[start]
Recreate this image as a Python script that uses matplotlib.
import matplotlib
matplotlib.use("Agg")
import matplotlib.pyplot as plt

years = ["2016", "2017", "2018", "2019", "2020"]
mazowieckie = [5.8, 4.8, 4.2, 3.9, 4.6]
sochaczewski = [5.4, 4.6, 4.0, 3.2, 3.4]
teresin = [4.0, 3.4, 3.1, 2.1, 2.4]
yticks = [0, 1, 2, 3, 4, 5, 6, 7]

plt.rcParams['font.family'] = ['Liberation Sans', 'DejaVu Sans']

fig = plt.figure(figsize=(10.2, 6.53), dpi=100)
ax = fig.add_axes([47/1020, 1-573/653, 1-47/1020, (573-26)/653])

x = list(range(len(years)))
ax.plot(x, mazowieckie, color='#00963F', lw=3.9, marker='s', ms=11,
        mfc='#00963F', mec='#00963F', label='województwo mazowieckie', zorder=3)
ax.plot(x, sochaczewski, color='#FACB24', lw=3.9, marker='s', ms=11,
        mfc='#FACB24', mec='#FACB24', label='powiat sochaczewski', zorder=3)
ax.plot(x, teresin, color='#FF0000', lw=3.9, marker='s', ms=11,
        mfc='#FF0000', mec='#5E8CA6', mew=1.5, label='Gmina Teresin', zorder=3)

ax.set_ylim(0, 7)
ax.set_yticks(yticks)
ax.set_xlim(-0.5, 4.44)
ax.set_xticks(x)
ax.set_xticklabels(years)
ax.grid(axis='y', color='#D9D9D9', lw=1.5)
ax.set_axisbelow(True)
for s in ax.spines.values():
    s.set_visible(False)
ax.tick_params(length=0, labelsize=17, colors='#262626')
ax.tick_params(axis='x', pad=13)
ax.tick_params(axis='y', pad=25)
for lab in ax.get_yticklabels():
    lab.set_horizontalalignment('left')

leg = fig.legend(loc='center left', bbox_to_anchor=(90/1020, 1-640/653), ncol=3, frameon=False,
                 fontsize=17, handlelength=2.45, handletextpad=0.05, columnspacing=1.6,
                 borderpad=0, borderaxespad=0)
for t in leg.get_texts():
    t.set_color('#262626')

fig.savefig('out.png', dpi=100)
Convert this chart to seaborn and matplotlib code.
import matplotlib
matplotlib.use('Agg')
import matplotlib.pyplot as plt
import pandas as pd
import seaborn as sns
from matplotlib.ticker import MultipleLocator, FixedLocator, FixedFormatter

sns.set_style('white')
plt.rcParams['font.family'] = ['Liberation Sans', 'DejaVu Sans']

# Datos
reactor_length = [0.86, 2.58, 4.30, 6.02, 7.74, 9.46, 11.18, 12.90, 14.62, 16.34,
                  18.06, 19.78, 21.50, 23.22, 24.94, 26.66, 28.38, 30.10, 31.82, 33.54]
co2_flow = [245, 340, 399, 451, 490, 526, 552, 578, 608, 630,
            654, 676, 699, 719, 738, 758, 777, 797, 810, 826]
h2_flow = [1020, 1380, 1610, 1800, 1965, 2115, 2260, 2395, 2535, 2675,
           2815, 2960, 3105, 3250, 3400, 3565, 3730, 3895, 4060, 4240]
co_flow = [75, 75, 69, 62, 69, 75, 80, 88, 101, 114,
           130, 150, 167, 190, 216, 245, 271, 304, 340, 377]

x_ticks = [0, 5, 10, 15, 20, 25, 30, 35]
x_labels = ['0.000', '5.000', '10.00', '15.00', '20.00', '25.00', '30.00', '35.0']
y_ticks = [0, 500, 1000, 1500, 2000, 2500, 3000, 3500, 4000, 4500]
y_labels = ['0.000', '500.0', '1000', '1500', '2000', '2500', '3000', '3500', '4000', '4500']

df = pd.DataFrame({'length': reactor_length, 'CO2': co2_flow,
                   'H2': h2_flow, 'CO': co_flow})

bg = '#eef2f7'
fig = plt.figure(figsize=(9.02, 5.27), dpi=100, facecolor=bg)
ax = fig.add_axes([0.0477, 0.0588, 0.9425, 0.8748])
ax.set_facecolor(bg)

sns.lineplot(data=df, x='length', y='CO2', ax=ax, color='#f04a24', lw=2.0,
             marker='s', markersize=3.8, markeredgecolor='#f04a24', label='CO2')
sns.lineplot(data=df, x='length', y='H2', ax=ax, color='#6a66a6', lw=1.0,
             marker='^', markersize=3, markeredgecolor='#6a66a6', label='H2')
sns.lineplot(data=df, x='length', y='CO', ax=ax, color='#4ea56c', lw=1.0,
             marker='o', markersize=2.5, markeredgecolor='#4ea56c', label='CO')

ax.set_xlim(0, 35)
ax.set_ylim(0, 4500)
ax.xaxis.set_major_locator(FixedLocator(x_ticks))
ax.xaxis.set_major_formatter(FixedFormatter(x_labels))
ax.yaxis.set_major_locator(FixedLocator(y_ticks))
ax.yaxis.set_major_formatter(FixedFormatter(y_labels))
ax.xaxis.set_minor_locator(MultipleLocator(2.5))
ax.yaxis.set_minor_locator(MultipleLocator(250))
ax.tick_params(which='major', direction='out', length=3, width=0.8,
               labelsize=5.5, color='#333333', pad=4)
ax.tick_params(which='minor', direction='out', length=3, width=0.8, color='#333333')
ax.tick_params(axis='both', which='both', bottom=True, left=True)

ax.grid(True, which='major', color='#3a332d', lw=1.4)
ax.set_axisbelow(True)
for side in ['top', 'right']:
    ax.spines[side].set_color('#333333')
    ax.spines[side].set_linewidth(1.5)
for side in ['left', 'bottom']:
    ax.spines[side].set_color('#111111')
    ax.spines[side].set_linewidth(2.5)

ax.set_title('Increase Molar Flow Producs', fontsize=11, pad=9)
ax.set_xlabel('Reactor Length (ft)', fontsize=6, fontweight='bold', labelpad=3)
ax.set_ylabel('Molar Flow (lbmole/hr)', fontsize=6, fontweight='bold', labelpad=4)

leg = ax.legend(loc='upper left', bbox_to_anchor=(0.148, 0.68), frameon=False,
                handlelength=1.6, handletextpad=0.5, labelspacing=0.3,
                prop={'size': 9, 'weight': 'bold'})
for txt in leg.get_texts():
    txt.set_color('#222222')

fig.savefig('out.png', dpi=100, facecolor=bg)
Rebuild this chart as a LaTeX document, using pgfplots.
[end]
## OBJECTIVE
Give again, word for word, the lines of the listing, starting at its first line and ending with the line containing "mfc='#FF0000', mec='#5E8CA6', mew=1.5, label='Gmina".

## ANSWER IN FULL
Recreate this image as a Python script that uses matplotlib.
import matplotlib
matplotlib.use("Agg")
import matplotlib.pyplot as plt

years = ["2016", "2017", "2018", "2019", "2020"]
mazowieckie = [5.8, 4.8, 4.2, 3.9, 4.6]
sochaczewski = [5.4, 4.6, 4.0, 3.2, 3.4]
teresin = [4.0, 3.4, 3.1, 2.1, 2.4]
yticks = [0, 1, 2, 3, 4, 5, 6, 7]

plt.rcParams['font.family'] = ['Liberation Sans', 'DejaVu Sans']

fig = plt.figure(figsize=(10.2, 6.53), dpi=100)
ax = fig.add_axes([47/1020, 1-573/653, 1-47/1020, (573-26)/653])

x = list(range(len(years)))
ax.plot(x, mazowieckie, color='#00963F', lw=3.9, marker='s', ms=11,
        mfc='#00963F', mec='#00963F', label='województwo mazowieckie', zorder=3)
ax.plot(x, sochaczewski, color='#FACB24', lw=3.9, marker='s', ms=11,
        mfc='#FACB24', mec='#FACB24', label='powiat sochaczewski', zorder=3)
ax.plot(x, teresin, color='#FF0000', lw=3.9, marker='s', ms=11,
        mfc='#FF0000', mec='#5E8CA6', mew=1.5, label='Gmina Teresin', zorder=3)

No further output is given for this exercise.